PhD Oral Exam - Osama Alshareet, Information Systems Engineering

Artificial Intelligence-Powered Recommender Solutions for E-commerce: A Novel Multi-Dimensional Evaluation and Optimization Approach


Date & time
Tuesday, November 12, 2024
9 a.m. – 12 p.m.
Cost

This event is free

Organization

School of Graduate Studies

Contact

Dolly Grewal

Wheel chair accessible

Yes

When studying for a doctoral degree (PhD), candidates submit a thesis that provides a critical review of the current state of knowledge of the thesis subject as well as the student’s own contributions to the subject. The distinguishing criterion of doctoral graduate research is a significant and original contribution to knowledge.

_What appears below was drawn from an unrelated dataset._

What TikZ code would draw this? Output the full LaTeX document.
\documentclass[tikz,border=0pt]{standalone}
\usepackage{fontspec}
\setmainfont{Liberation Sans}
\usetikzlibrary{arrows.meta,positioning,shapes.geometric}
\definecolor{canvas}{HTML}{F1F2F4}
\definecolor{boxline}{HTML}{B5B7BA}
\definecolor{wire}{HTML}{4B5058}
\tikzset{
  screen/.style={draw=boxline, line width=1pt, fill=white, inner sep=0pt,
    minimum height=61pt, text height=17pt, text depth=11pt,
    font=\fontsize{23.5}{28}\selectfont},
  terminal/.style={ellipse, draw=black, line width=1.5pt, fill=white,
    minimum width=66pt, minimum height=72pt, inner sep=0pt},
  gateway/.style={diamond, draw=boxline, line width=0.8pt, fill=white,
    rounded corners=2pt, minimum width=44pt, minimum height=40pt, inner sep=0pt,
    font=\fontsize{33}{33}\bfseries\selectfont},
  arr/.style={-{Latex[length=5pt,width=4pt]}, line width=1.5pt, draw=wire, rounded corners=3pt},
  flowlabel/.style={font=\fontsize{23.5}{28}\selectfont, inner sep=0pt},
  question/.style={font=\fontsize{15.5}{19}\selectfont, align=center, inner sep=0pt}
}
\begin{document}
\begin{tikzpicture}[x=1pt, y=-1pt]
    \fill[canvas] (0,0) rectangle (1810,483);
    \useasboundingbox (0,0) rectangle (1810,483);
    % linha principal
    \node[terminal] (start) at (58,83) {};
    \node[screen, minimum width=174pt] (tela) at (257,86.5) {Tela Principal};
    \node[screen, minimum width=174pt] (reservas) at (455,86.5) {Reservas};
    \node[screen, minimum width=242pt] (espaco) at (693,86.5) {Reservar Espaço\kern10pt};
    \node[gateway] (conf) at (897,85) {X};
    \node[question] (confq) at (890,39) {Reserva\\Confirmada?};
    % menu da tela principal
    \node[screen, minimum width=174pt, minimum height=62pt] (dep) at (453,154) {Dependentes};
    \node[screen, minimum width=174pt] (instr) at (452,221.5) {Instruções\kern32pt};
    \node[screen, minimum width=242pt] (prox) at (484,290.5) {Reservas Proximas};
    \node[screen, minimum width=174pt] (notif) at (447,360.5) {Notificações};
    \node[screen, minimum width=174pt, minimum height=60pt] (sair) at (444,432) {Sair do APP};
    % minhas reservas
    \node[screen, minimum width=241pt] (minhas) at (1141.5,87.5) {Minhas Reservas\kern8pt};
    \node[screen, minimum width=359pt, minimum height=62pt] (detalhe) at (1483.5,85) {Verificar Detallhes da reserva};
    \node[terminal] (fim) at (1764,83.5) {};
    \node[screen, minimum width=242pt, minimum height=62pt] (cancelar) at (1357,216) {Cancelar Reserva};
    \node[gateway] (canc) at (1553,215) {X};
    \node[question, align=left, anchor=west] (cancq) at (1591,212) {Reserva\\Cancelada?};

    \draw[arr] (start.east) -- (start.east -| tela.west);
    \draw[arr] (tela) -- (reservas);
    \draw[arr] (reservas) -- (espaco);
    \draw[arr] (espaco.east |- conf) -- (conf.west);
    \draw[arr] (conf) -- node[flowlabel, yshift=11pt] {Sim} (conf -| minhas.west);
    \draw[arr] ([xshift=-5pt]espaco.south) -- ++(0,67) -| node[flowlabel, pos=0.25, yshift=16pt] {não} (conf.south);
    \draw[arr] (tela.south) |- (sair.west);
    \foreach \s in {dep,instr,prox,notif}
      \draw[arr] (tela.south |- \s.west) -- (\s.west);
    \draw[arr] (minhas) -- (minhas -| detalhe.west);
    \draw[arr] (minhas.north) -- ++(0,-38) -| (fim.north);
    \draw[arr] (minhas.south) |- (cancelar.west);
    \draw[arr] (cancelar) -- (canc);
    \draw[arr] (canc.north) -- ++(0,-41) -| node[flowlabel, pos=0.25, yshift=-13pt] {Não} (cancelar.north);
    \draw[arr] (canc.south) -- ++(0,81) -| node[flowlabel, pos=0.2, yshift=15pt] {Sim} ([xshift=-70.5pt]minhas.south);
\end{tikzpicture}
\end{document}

Once accepted, the candidate presents the thesis orally. This oral exam is open to the public.

Abstract

Recommender systems have been used widely to improve the personalization experience for E-commerce users. In this context, significant achievements have been witnessed in recent years in improving collaborative filtering-based recommender systems (CFRSs) through optimizing recall and normalized discounted cumulative gain (NDCG) metrics. Nonetheless, major issues remain that significantly limit the performance and generalization of these systems, such as diversity and novelty in recommendations, fairness, inclusion of long-tail items, the cold start problem, reproducibility, and evaluation overfitting. This study advocates the need for new approaches for addressing these problems comprehensively, moving beyond the traditional optimization metrics (recall and NDCG).

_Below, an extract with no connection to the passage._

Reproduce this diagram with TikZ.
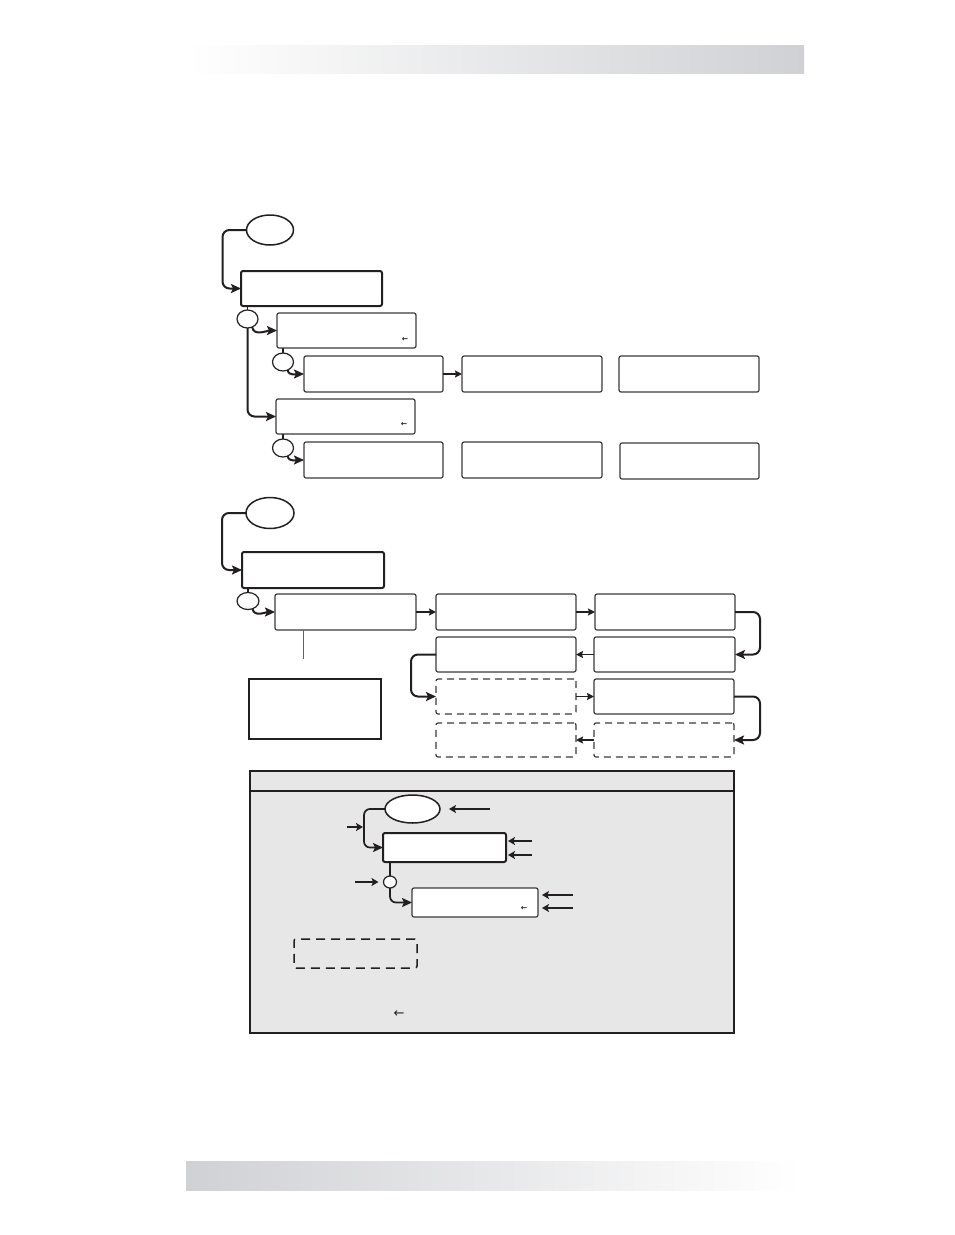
\documentclass[tikz,border=0pt]{standalone}
\usepackage{fontspec}
\newfontfamily\symfont{DejaVu Sans}
\usetikzlibrary{arrows.meta,shapes.geometric}
\definecolor{ink}{RGB}{35,31,32}
\definecolor{edge}{RGB}{60,58,58}
\definecolor{panel}{RGB}{230,231,230}
\definecolor{band}{RGB}{208,209,212}
\newcommand\mybox[6]{\node[#1, minimum width={(#5-#3)*1pt}, minimum height={(#6-#4)*1pt}] (#2) at ({(#3+#5)/2},{(#4+#6)/2}) {};}
\begin{document}
\begin{tikzpicture}[x=1pt,y=-1pt,
  box/.style={draw=edge, line width=1.2pt, rounded corners=2pt, fill=white, inner sep=0pt, outer sep=0pt},
  boldbox/.style={box, line width=2pt, draw=ink},
  dbox/.style={box, dash pattern=on 7pt off 5pt},
  legdbox/.style={draw=ink, line width=1.5pt, rounded corners=2pt, dash pattern=on 9pt off 6pt, fill=panel, inner sep=0pt, outer sep=0pt},
  plainbox/.style={draw=ink, line width=1.2pt, inner sep=0pt, outer sep=0pt, fill=white},
  oval/.style={ellipse, draw=ink, line width=1.5pt, fill=white, inner sep=0pt, outer sep=0pt},
  knot/.style={ellipse, draw=ink, line width=1.2pt, fill=white, inner sep=0pt, outer sep=0pt},
  conn/.style={draw=ink, line width=2pt, rounded corners=7pt, -{Stealth[length=10pt,width=9pt,inset=2pt]}},
  sconn/.style={draw=ink, line width=1.8pt, -{Stealth[length=7pt,width=7pt,inset=1pt]}},
  link/.style={draw=ink, line width=1.5pt},
  ptr/.style={draw=ink, line width=1.2pt, -{Stealth[length=7pt,width=8pt,inset=1.5pt]}},
  glyph/.style={inner sep=0pt, font=\symfont\bfseries\fontsize{7.5}{8}\selectfont, text=ink}
]
\useasboundingbox (0,0) rectangle (954,1235);
% header and footer bands
\shade[left color=white, right color=band] (187,45) rectangle (804,73);
\shade[left color=band, right color=white] (186,1161) rectangle (800,1190);

% ---------- section 1 ----------
\node[oval, minimum width=47pt, minimum height=30pt] (e1) at (270,230) {};
\mybox{boldbox}{b1}{241}{271}{382}{306}
\node[knot, minimum width=21pt, minimum height=18pt] (c1) at (247.5,319) {};
\mybox{box}{b2}{277}{313}{416}{348}
\node[glyph] (g1) at (405,339) {←};
\node[knot, minimum width=21pt, minimum height=18pt] (c2) at (283,362) {};
\mybox{box}{b3}{304}{356}{443}{392}
\mybox{box}{b3b}{462}{356}{602}{392}
\mybox{box}{b3c}{619}{356}{759}{392}
\mybox{box}{b4}{276}{399}{415}{434}
\node[glyph] (g2) at (404,424) {←};
\node[knot, minimum width=21pt, minimum height=18pt] (c3) at (283,448) {};
\mybox{box}{b5}{304}{442}{443}{478}
\mybox{box}{b5b}{462}{442}{602}{478}
\mybox{box}{b5c}{620}{443}{759}{479}

\draw[conn] (e1.west) -- ++(-24,0) |- (b1.west);
\draw[link] (c1.north) -- (c1.north |- b1.south);
\draw[conn] (c1.-60) to[out=-80,in=180] (b2.west);
\draw[conn] (c1.south) |- (b4.west);
\draw[link] (c2.north) -- (c2.north |- b2.south);
\draw[conn] (c2.-60) to[out=-80,in=180] (b3.west);
\draw[sconn] (b3.east) -- (b3b.west);
\draw[link] (c3.north) -- (c3.north |- b4.south);
\draw[conn] (c3.-60) to[out=-80,in=180] (b5.west);

% ---------- section 2 ----------
\node[oval, minimum width=48pt, minimum height=31pt] (e2) at (270,513) {};
\mybox{boldbox}{b6}{242}{552}{384}{588}
\node[knot, minimum width=22pt, minimum height=17pt] (c4) at (248,601) {};
\mybox{box}{b7}{275}{594}{416}{630}
\coordinate (t7) at (303,659);
\mybox{plainbox}{b8}{249}{679}{381}{739}
\mybox{box}{gA}{436}{594}{576}{630}
\mybox{box}{gB}{595}{594}{735}{630}
\mybox{box}{gC}{436}{637}{576}{672}
\mybox{box}{gD}{594}{637}{735}{672}
\mybox{dbox}{gE}{436}{679}{576}{714}
\mybox{box}{gF}{594}{679}{734}{714}
\mybox{dbox}{gG}{436}{723}{576}{757}
\mybox{dbox}{gH}{594}{723}{734}{757}

\draw[conn] (e2.west) -- ++(-24,0) |- (b6.west);
\draw[link] (c4.north) -- (c4.north |- b6.south);
\draw[conn] (c4.-60) to[out=-80,in=180] (b7.west);
\draw[draw=edge!80, line width=1pt] (t7 |- b7.south) -- (t7);
\draw[sconn, line width=2.4pt] (b7.east) -- (gA.west);
\draw[sconn, line width=1.7pt] (gA.east) -- (gB.west);
\draw[conn] (gB.east) -- ++(25,0) |- (gD.east);
\draw[sconn, line width=1.7pt] (gD.west) -- (gC.east);
\draw[conn] (gC.west) -- ++(-25,0) |- (gE.west);
\draw[sconn, line width=1.7pt] (gE.east) -- (gF.west);
\draw[conn] (gF.east) -- ++(26,0) |- (gH.east);
\draw[sconn, line width=1.7pt] (gH.west) -- (gG.east);

% ---------- legend ----------
\draw[draw=ink, line width=2pt, fill=panel] (250,771) rectangle (734,1033);
\draw[draw=ink, line width=1.5pt] (250,791) -- (734,791);
\node[oval, minimum width=55pt, minimum height=28pt] (e3) at (412.5,809) {};
\mybox{boldbox}{L1}{383}{833}{506}{862}
\node[knot, minimum width=13pt, minimum height=12pt] (c5) at (390,882) {};
\mybox{box}{L2}{412}{888}{538}{917}
\node[glyph] (g3) at (524,908) {←};
\mybox{legdbox}{L3}{294}{939}{417}{968}
\node[glyph, font=\symfont\fontsize{13}{14}\selectfont] (g4) at (399,1014) {←};

\draw[conn, line width=1.7pt, rounded corners=6pt] (e3.west) -- ++(-21,0) |- (L1.west);
\draw[link] (c5.north) -- (c5.north |- L1.south);
\draw[conn, line width=1.7pt, rounded corners=6pt] (c5.south) |- (L2.west);

\coordinate (p1) at (490,809);
\draw[ptr, shorten >=9pt] (p1) -- (e3.east);
\coordinate (p2) at (347,827);
\coordinate (q2) at (363,827);
\draw[ptr] (p2) -- (q2);
\coordinate (p3) at (532,841);
\coordinate (p4) at (532,855);
\draw[ptr, shorten >=2pt] (p3) -- (p3 -| L1.east);
\draw[ptr, shorten >=2pt] (p4) -- (p4 -| L1.east);
\coordinate (p5) at (355,882);
\draw[ptr, shorten >=5pt] (p5) -- (c5.west);
\coordinate (p6) at (573,895);
\coordinate (p7) at (573,908);
\draw[ptr, shorten >=4pt] (p6) -- (p6 -| L2.east);
\draw[ptr, shorten >=4pt] (p7) -- (p7 -| L2.east);
\end{tikzpicture}
\end{document}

This work is novel in that principles from systems engineering, software engineering, and TRIZ are integrated into the development and optimization of CFRSs. Since systems engineering takes a holistic standpoint, it allows for the reasoning and optimization of user-item interactions. Meanwhile, Software engineering provides several systematic ways and techniques to analyze and improve the functional parts of CFRSs. The TRIZ methodology aids in achieving innovative solutions that eliminate technical contradictions to enhance CFRSs' performance.

To guide the optimization of CFRSs, the research also uses the ISO/IEC 25010:2011 standards to evaluate the CFRSs thoroughly. These standards evaluate the reliability, usability, performance efficiency, and privacy of the CFRSs against high-quality benchmarks. The evaluation of the results based on real-world data pertaining to e-commerce datasets demonstrates that the recommendation accuracy, diversity, and coverage were improved.

All in all, the current research improves CFRS technology by providing robust, innovative, and user-centric solutions. The proposed multidisciplinary approaches serve as a template for future research and development work. The findings achieved, peer-reviewed, and published in various publications have contributed to the discourse in academics along with practical implementation by creating high-quality CFRS applications.